One day, Paris Lucas would become an SVSU student majoring in exercise science, with ambitions of attending graduate school. He would be part of a relatively new department of kinesiology engaged in cutting-edge research that was gaining national attention. But at age 14, an odd thing happened to him when a car crash paralyzed his mother from the neck down. Seeing his mom lose control of her body, he decided to take control of his own: with the help of his best friend and a few exercise DVDs, he lost 90 pounds.
But the really unexpected change for Lucas came that fall, when school started. According to him, physical activity became a new way to handle stress.
And grades that hovered around C+ gave way to GPAs of 3.9.
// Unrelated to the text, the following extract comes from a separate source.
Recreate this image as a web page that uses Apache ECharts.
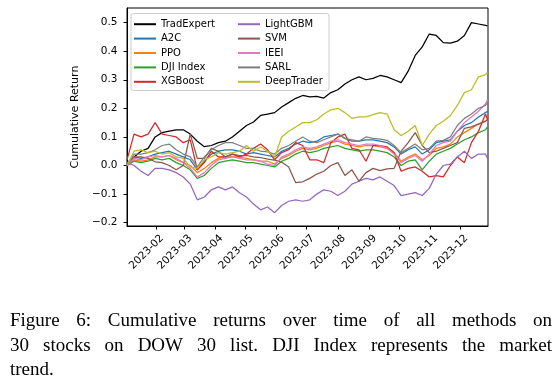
<!DOCTYPE html>
<html><head><meta charset="utf-8">
<script src="https://cdn.jsdelivr.net/npm/echarts@6/dist/echarts.min.js"></script>
<style>html,body{margin:0;padding:0;background:#fff}#c{width:559px;height:386px}</style>
</head><body><div id="c"></div><script>
const dates = ['2023-01-03','2023-01-10','2023-01-17','2023-01-24','2023-01-31',
'2023-02-07','2023-02-14','2023-02-21','2023-02-28',
'2023-03-07','2023-03-14','2023-03-21','2023-03-28',
'2023-04-04','2023-04-11','2023-04-18','2023-04-25',
'2023-05-02','2023-05-09','2023-05-16','2023-05-23','2023-05-30',
'2023-06-06','2023-06-13','2023-06-20','2023-06-27',
'2023-07-04','2023-07-11','2023-07-18','2023-07-25',
'2023-08-01','2023-08-08','2023-08-15','2023-08-22','2023-08-29',
'2023-09-05','2023-09-12','2023-09-19','2023-09-26',
'2023-10-03','2023-10-10','2023-10-17','2023-10-24','2023-10-31',
'2023-11-07','2023-11-14','2023-11-21','2023-11-28',
'2023-12-05','2023-12-12','2023-12-19','2023-12-26','2023-12-28'];

const tradExpert = [0.00,0.03,0.05,0.06,0.10,0.115,0.12,0.125,0.125,0.11,0.085,0.066,0.07,0.08,0.085,0.10,0.12,0.14,0.152,0.175,0.18,0.185,0.205,0.22,0.235,0.245,0.24,0.242,0.236,0.255,0.265,0.285,0.30,0.31,0.30,0.305,0.315,0.31,0.30,0.29,0.33,0.385,0.415,0.46,0.455,0.43,0.428,0.435,0.455,0.50,0.495,0.49,0.488];
const a2c = [0.00,0.03,0.025,0.03,0.04,0.045,0.05,0.04,0.03,0.02,-0.015,0.015,0.04,0.05,0.055,0.055,0.05,0.04,0.045,0.04,0.035,0.03,0.05,0.06,0.075,0.085,0.08,0.085,0.10,0.105,0.11,0.095,0.085,0.085,0.09,0.09,0.085,0.08,0.065,0.04,0.055,0.065,0.04,0.055,0.08,0.085,0.09,0.12,0.14,0.15,0.17,0.185,0.19];
const ppo = [0.00,0.02,0.015,0.02,0.03,0.03,0.035,0.02,0.01,0.00,-0.025,-0.01,0.01,0.025,0.03,0.03,0.03,0.025,0.02,0.015,0.015,0.005,0.025,0.035,0.05,0.06,0.055,0.06,0.07,0.08,0.085,0.075,0.07,0.065,0.07,0.07,0.065,0.06,0.045,0.015,0.03,0.04,0.02,0.035,0.06,0.065,0.075,0.10,0.115,0.13,0.145,0.155,0.16];
const dji = [0.00,0.015,0.01,0.015,0.025,0.02,0.025,0.01,0.00,-0.015,-0.045,-0.035,-0.01,0.01,0.015,0.02,0.015,0.01,0.01,0.005,0.00,-0.005,0.015,0.025,0.04,0.05,0.045,0.05,0.06,0.065,0.07,0.06,0.055,0.05,0.055,0.055,0.05,0.045,0.03,0.00,0.015,0.02,-0.015,0.015,0.04,0.05,0.06,0.075,0.09,0.10,0.115,0.125,0.135];
const xgboost = [0.02,0.11,0.10,0.11,0.15,0.11,0.105,0.10,0.08,0.09,-0.015,0.01,0.05,0.03,0.03,0.04,0.03,0.04,0.06,0.075,0.055,0.02,0.045,0.055,0.08,0.07,0.02,0.02,0.01,0.08,0.10,0.11,0.06,0.055,0.015,0.07,0.07,0.065,0.045,-0.02,-0.01,-0.005,-0.02,-0.04,-0.035,-0.04,0.00,0.03,0.01,0.08,0.12,0.18,0.16];
const lightgbm = [0.01,0.00,-0.02,-0.035,-0.01,-0.01,-0.015,-0.025,-0.04,-0.065,-0.12,-0.11,-0.085,-0.075,-0.085,-0.075,-0.095,-0.11,-0.135,-0.155,-0.145,-0.165,-0.14,-0.125,-0.12,-0.125,-0.12,-0.10,-0.085,-0.09,-0.105,-0.09,-0.065,-0.055,-0.045,-0.05,-0.04,-0.055,-0.07,-0.105,-0.10,-0.095,-0.105,-0.08,-0.03,0.00,0.005,0.03,0.05,0.025,0.04,0.04,0.025];
const svm = [0.01,0.03,0.03,0.025,0.013,0.01,0.00,-0.015,0.00,0.11,0.025,0.025,0.06,0.05,0.03,0.04,0.035,0.035,0.03,0.028,0.022,0.019,0.012,-0.005,-0.06,-0.057,-0.045,-0.03,-0.02,0.00,0.01,-0.035,-0.015,-0.055,-0.025,-0.01,-0.018,-0.012,-0.01,0.05,0.08,0.115,0.07,0.045,0.05,0.06,0.07,0.08,0.13,0.135,0.145,0.155,0.16];
const ieei = [0.00,0.025,0.02,0.03,0.035,0.03,0.035,0.025,0.01,-0.01,-0.04,-0.025,0.00,0.02,0.025,0.03,0.025,0.02,0.02,0.015,0.005,0.00,0.03,0.04,0.055,0.065,0.06,0.065,0.075,0.085,0.09,0.08,0.075,0.07,0.075,0.075,0.07,0.06,0.04,0.01,0.025,0.035,0.015,0.04,0.07,0.08,0.085,0.12,0.15,0.17,0.19,0.215,0.23];
const sarl = [0.00,0.04,0.04,0.045,0.055,0.07,0.075,0.055,0.04,0.03,-0.005,0.03,0.055,0.07,0.08,0.08,0.07,0.06,0.06,0.05,0.048,0.04,0.06,0.07,0.085,0.10,0.085,0.08,0.09,0.10,0.11,0.095,0.09,0.085,0.10,0.095,0.092,0.088,0.07,0.045,0.06,0.075,0.055,0.06,0.085,0.088,0.10,0.14,0.165,0.18,0.20,0.21,0.22];
const deepTrader = [0.00,0.05,0.055,0.045,0.05,0.04,0.045,0.03,0.025,-0.005,-0.01,0.02,0.03,0.045,0.04,0.045,0.05,0.07,0.05,0.065,0.05,0.03,0.10,0.12,0.135,0.15,0.15,0.16,0.18,0.195,0.20,0.185,0.165,0.17,0.17,0.178,0.185,0.18,0.125,0.105,0.12,0.14,0.07,0.11,0.14,0.155,0.175,0.21,0.255,0.265,0.31,0.318,0.325];

const seriesNames = ['TradExpert','A2C','PPO','DJI Index','XGBoost','LightGBM','SVM','IEEI','SARL','DeepTrader'];
const seriesValues = [tradExpert,a2c,ppo,dji,xgboost,lightgbm,svm,ieei,sarl,deepTrader];
const seriesColors = ['#000000','#1f77b4','#ff7f0e','#2ca02c','#d62728','#9467bd','#8c564b','#e377c2','#7f7f7f','#bcbd22'];

const yTicks = [-0.2,-0.1,0.0,0.1,0.2,0.3,0.4,0.5];
const xTickLabels = ['2023-02','2023-03','2023-04','2023-05','2023-06','2023-07','2023-08','2023-09','2023-10','2023-11','2023-12'];
const yAxisTitle = 'Cumulative Return';
const captionLines = ['Figure 6: Cumulative returns over time of all methods on','30 stocks on DOW 30 list. DJI Index represents the market','trend.'];

const toTs = s => Date.parse(s + 'T00:00:00Z');
const xTickValues = xTickLabels.map(l => toTs(l + '-01'));
const fmtY = v => (v < -1e-9 ? '\u2212' : '') + Math.abs(v).toFixed(1);
const fmtX = v => { const i = xTickValues.findIndex(t => Math.abs(t - v) < 3600000); return i >= 0 ? xTickLabels[i] : ''; };

const axisFont = 'DejaVu Sans';
const series = seriesNames.map((n, i) => ({
  name: n, type: 'line', showSymbol: false, symbol: 'none',
  data: dates.map((d, j) => [toTs(d), seriesValues[i][j]]),
  lineStyle: { width: 1.25, color: seriesColors[i] }, itemStyle: { color: seriesColors[i] },
  animation: false
}));

// caption, justified
const ctx = document.createElement('canvas').getContext('2d');
const capFont = '19px "Liberation Serif"';
ctx.font = capFont;
const capLeft = 10, capRight = 552;
const capY = [321.5, 346.5, 370.5];
const graphics = [];
captionLines.forEach((line, li) => {
  const words = line.split(' ');
  const widths = words.map(w => ctx.measureText(w).width);
  const total = widths.reduce((a, b) => a + b, 0);
  const justify = li < captionLines.length - 1;
  const gap = justify ? (capRight - capLeft - total) / (words.length - 1) : ctx.measureText(' ').width;
  let x = capLeft;
  words.forEach((w, wi) => {
    graphics.push({ type: 'text', x: x, y: capY[li], silent: true,
      style: { text: w, font: capFont, fill: '#000', verticalAlign: 'middle', align: 'left' } });
    x += widths[wi] + gap;
  });
});
graphics.push({ type: 'rect', shape: { x: 131, y: 13.5, width: 198, height: 77, r: 2.5 }, z: 10,
  style: { fill: 'rgba(255,255,255,0.85)', stroke: '#cccccc', lineWidth: 1 } });

const legendCommon = {
  orient: 'vertical', itemWidth: 22, itemHeight: 2, itemGap: 0, icon: 'rect', z: 20,
  textStyle: { fontFamily: axisFont, fontSize: 10, color: '#000', lineHeight: 14.4 },
  padding: 0
};

const option = {
  animation: false, backgroundColor: '#fff',
  grid: { left: 127, right: 71, top: 8, bottom: 160, show: true, borderColor: '#000', borderWidth: 1, containLabel: false },
  legend: [
    Object.assign({ data: seriesNames.slice(0, 5), left: 134, top: 17 }, legendCommon),
    Object.assign({ data: seriesNames.slice(5), left: 238, top: 17 }, legendCommon)
  ],
  xAxis: {
    type: 'value', min: toTs('2023-01-03'), max: toTs('2023-12-28') + 12 * 3600000,
    axisLine: { show: true, onZero: false, lineStyle: { color: '#000', width: 1 } },
    axisTick: { show: true, inside: false, length: 3.5, lineStyle: { color: '#000', width: 1 }, customValues: xTickValues },
    axisLabel: { customValues: xTickValues, formatter: fmtX, rotate: 45, margin: 4.5, verticalAlign: 'top', lineHeight: 17, color: '#000', fontFamily: axisFont, fontSize: 10.5, hideOverlap: false, showMinLabel: true, showMaxLabel: true },
    splitLine: { show: false }
  },
  yAxis: {
    type: 'value', min: -0.2116, max: 0.551,
    name: yAxisTitle, nameLocation: 'middle', nameRotate: 90, nameGap: 39,
    nameTextStyle: { color: '#000', fontFamily: axisFont, fontSize: 11 },
    axisLine: { show: true, onZero: false, lineStyle: { color: '#000', width: 1 } },
    axisTick: { show: true, inside: false, length: 3.5, lineStyle: { color: '#000', width: 1 }, customValues: yTicks },
    axisLabel: { customValues: yTicks, formatter: fmtY, margin: 9.5, color: '#000', fontFamily: axisFont, fontSize: 10.5, showMinLabel: true, showMaxLabel: true },
    splitLine: { show: false }
  },
  graphic: graphics,
  series: series
};
const chart = echarts.init(document.getElementById('c'), null, { renderer: 'canvas' });
chart.setOption(option);
</script></body></html>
Cue one of the most intriguing questions in exercise science today: What exactly is the link between miles on a treadmill and the letters that wind up on report cards?
That question arose from a study conducted by students in SVSU’s kinesiology department that received attention from National Public Radio, CNN and the New York Times a few years later. This contemporary study is representative of the type conducted by this young department, designed to advance the field’s research, help the community and prepare students for graduate studies.
In this case, though, the most interesting connection – the one between sweat and success – popped up almost by accident.
Anna Gardner (née Piazza), 2009, B.S., used a broad sampling of students to answer a different question: What kinds of barriers kept students from working out? Her method was simple. She gave a short presentation in classes and directed students to an online survey where they entered answers to questions about themselves and what prevented them from exercise.
The next year, Jenny Flynn, 2010, B.S., looked at the data Gardner collected and approached it from a different perspective. She wanted to know: Who is more active? Older students or younger? Males or females? Students with higher or lower GPAs?
Flynn’s analysis uncovered the apparent correlation between exercise and GPAs. Forget stereotypes of puny nerds whose heftiest weights were leather-bound books. The people who reported more vigorous exercise tended to earn better grades.
In fact, according to Josh Ode, assistant dean of the College of Health & Human Services, respondents who reported regular vigorous activity had GPAs approximately 0.5 in grade point higher than classmates who weren’t physically active. On a scale of 4.0, that’s the difference between an A- and a B.
This isn’t causality, Ode insists. Although other research has supported a strong bond between physical activity and academic performance in elementary and middle school settings, the line is grayer at universities: too many other variables. “Bottom line: there is no proof that working out is guaranteed to improve your GPA,” Ode says. “What our students found was an association. That’s where more research needs to happen.”
Flynn’s honors thesis – “Determinants of physical activity in college age students” – won SVSU’s best thesis award. The American College of Sports Medicine wrote a press release on the study’s findings, which led to coverage in the mass media.
Flynn, now a doctoral candidate at the University of Tennessee, says, “The [study’s] real implications were for campus recreation – ultimately, improving the overall experience of a student.”
At one time, Lucas wanted to study computers, but his life-changing family tragedy inspired him to change his focus. Now, he wants to tell his story to others, since really, it was only by chance that he tried to take control for himself. “If it wasn’t for my mom’s accident, I might not have ever decided to change,” he says.
Today, six years later, Lucas’s mom is on her feet again, having pushed herself to be ready to walk for her son’s high school graduation day. Doctors hope that within the year she’ll be ready to leave her cane behind. Yet for Lucas, the path has been an inner one, with fulfilling work ahead.
“It’s not about losing weight,” Lucas says. “It’s about gaining the confidence to become who you want to be.”